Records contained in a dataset
:::::

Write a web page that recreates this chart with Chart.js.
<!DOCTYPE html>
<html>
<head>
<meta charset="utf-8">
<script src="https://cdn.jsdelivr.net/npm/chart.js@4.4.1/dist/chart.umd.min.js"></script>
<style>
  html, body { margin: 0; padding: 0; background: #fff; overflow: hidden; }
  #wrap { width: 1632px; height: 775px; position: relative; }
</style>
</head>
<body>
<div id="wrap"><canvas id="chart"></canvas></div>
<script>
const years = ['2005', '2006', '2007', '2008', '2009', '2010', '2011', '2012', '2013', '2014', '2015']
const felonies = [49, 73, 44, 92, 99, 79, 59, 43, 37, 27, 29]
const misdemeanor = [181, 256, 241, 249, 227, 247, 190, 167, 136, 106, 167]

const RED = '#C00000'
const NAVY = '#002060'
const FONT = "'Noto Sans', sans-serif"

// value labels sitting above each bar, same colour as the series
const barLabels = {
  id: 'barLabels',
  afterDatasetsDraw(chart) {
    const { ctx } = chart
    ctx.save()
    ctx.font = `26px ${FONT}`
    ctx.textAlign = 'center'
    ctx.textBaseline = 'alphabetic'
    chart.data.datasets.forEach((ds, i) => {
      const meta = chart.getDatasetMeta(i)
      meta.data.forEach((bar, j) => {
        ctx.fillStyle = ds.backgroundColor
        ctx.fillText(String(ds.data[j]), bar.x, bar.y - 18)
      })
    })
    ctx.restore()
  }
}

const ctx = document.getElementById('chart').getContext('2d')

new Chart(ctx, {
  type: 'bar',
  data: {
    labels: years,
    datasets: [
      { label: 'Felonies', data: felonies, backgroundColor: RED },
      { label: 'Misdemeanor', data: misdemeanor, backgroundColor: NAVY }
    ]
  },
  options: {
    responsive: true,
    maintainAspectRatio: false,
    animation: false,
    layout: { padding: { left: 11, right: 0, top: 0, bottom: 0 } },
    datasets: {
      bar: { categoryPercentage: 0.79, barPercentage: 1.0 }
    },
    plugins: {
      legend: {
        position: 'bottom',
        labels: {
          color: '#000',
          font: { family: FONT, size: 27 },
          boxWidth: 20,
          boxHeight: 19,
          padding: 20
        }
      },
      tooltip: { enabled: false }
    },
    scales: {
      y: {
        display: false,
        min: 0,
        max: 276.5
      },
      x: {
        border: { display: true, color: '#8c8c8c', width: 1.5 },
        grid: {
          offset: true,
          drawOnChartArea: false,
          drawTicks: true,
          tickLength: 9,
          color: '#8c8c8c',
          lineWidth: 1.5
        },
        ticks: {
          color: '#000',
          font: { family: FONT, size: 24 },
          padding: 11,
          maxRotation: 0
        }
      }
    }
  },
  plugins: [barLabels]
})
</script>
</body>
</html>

:::::

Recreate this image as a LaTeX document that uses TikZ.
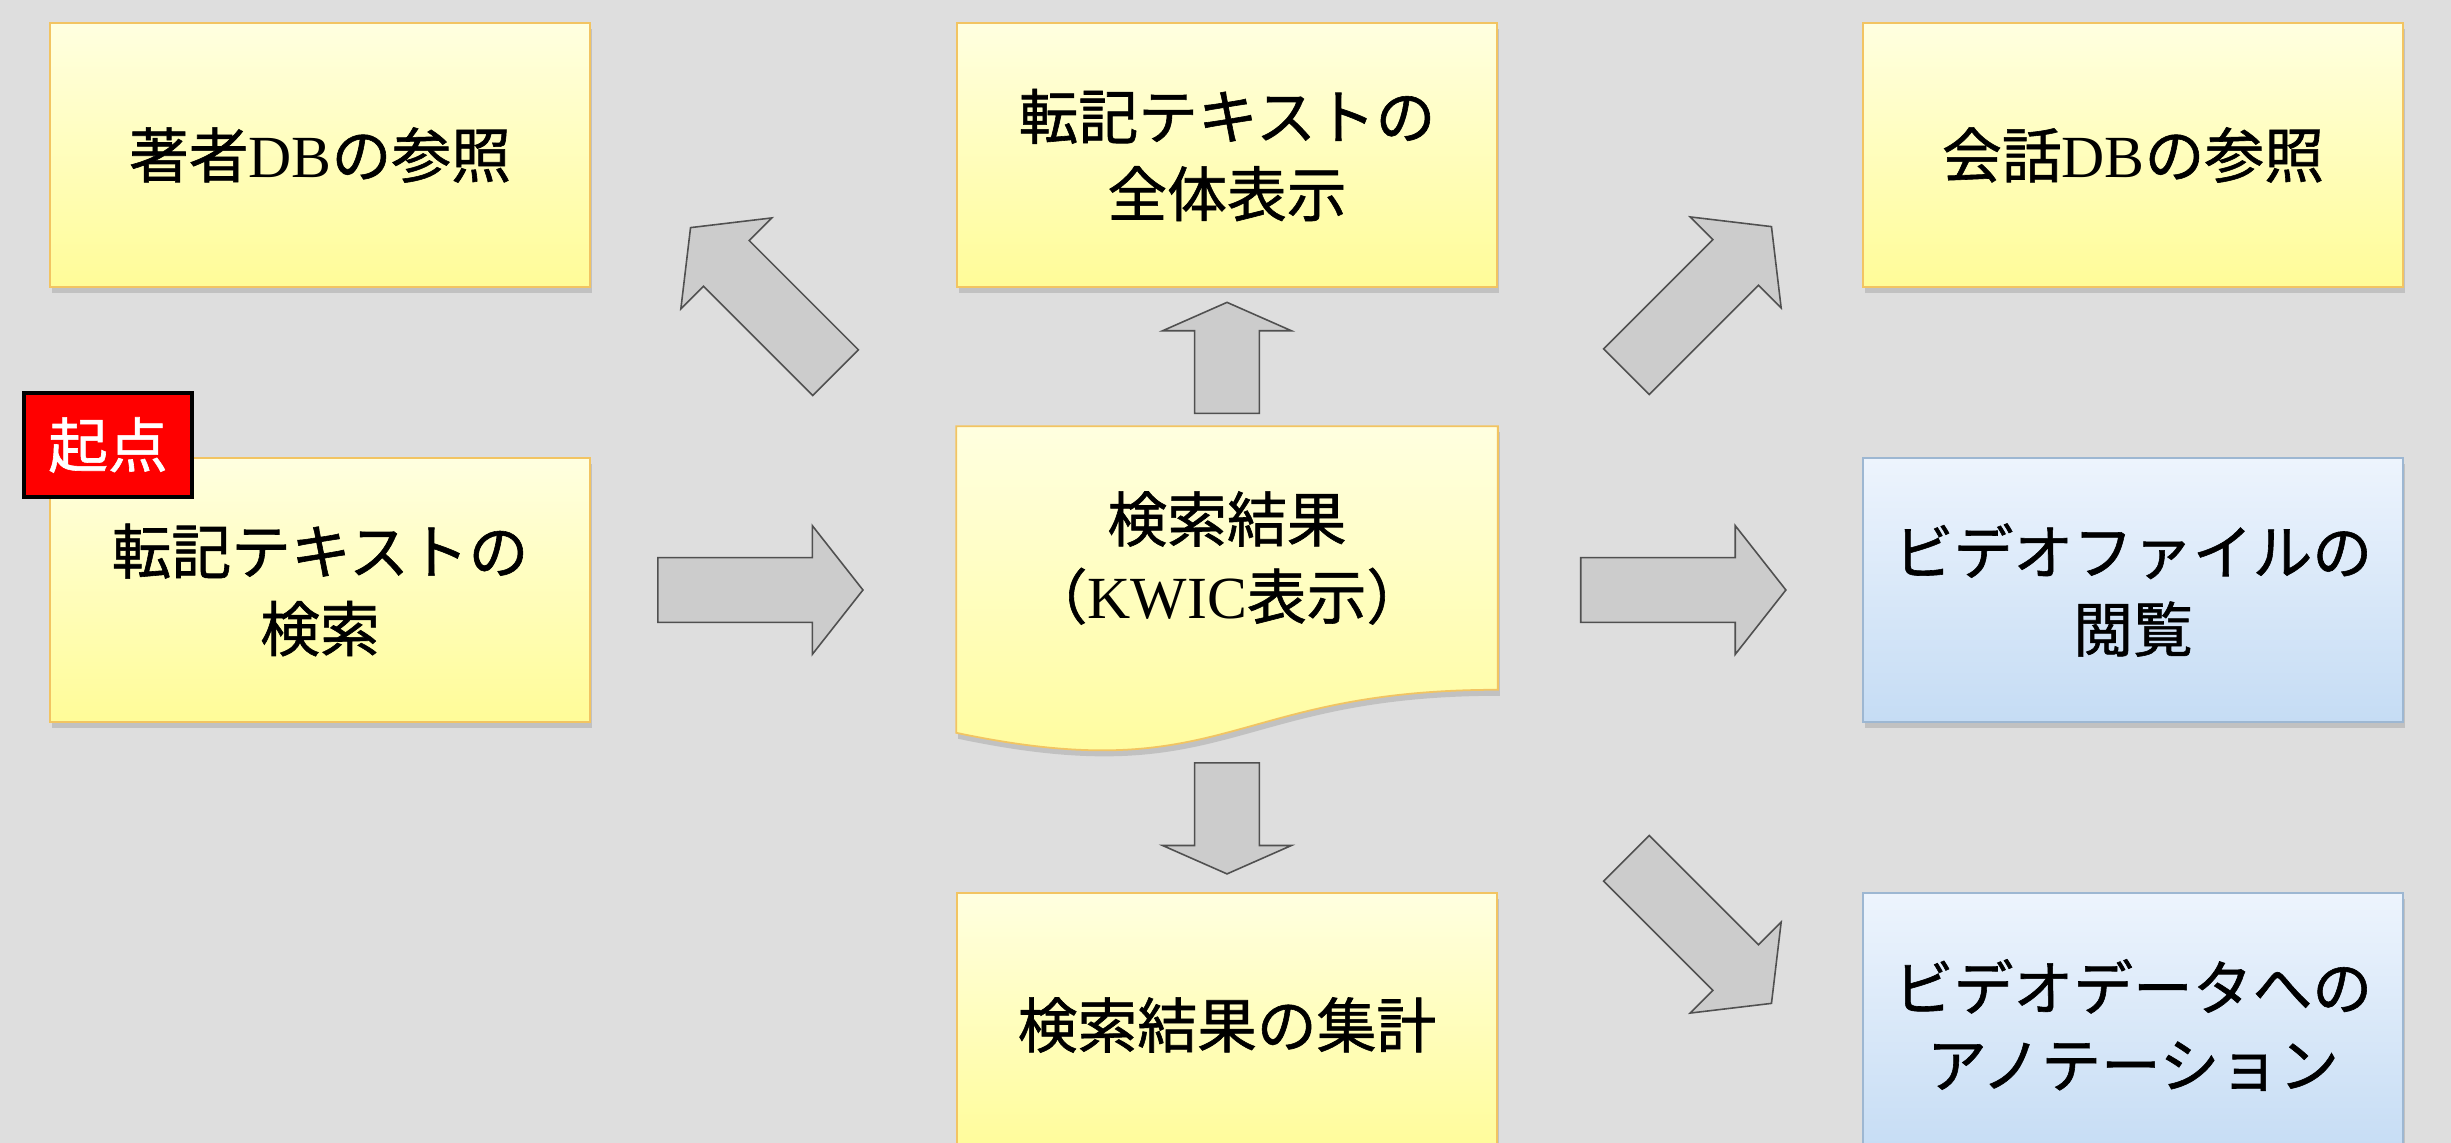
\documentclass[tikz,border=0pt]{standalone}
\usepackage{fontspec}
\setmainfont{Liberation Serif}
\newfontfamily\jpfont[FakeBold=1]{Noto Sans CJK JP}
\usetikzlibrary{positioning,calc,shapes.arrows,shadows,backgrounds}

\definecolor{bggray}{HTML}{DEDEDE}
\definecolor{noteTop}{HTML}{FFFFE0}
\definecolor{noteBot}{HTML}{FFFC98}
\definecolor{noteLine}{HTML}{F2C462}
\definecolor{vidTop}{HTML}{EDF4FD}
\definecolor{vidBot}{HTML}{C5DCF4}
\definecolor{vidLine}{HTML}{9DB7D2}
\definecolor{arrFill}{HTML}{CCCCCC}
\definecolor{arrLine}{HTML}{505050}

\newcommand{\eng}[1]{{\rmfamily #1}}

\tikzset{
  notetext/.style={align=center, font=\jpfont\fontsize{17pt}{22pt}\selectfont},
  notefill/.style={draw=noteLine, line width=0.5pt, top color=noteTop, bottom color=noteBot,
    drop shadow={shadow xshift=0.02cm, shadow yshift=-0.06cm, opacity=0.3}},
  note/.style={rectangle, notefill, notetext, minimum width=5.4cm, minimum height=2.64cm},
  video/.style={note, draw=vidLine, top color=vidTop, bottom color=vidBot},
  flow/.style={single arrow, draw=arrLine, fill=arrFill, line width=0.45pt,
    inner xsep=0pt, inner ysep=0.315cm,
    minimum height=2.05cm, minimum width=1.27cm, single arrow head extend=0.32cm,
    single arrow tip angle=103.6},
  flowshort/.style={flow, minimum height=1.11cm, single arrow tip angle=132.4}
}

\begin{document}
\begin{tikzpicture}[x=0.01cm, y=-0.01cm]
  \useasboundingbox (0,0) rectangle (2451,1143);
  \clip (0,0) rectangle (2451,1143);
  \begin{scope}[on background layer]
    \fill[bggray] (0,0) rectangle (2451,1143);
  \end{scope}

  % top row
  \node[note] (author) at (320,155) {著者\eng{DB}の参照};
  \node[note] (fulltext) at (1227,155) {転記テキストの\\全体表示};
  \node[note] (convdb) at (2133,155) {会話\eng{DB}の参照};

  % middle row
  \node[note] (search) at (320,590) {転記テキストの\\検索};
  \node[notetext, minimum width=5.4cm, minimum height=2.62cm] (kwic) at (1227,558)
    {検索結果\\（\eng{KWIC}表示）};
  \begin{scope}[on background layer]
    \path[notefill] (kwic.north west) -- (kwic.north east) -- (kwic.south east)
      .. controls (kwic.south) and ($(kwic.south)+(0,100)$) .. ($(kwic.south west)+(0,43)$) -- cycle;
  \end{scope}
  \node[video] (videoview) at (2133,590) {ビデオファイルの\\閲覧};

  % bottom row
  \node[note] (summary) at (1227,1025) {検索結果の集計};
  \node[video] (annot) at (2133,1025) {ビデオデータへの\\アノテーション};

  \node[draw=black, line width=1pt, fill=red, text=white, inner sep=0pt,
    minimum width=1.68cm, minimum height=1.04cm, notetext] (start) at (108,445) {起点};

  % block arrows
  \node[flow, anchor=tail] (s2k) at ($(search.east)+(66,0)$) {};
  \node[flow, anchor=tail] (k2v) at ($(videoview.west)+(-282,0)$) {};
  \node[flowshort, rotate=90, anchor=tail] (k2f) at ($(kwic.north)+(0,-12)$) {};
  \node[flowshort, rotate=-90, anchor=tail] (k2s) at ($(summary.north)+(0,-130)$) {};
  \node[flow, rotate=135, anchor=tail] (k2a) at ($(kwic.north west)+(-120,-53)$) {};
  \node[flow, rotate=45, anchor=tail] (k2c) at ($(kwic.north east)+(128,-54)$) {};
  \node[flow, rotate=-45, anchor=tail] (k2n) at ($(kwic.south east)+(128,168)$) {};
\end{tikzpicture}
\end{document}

:::::

§ Written exercise: Which lines include the word "that"? Copy every one of them.

§ Task solution:
Write a web page that recreates this chart with Chart.js.
Recreate this image as a LaTeX document that uses TikZ.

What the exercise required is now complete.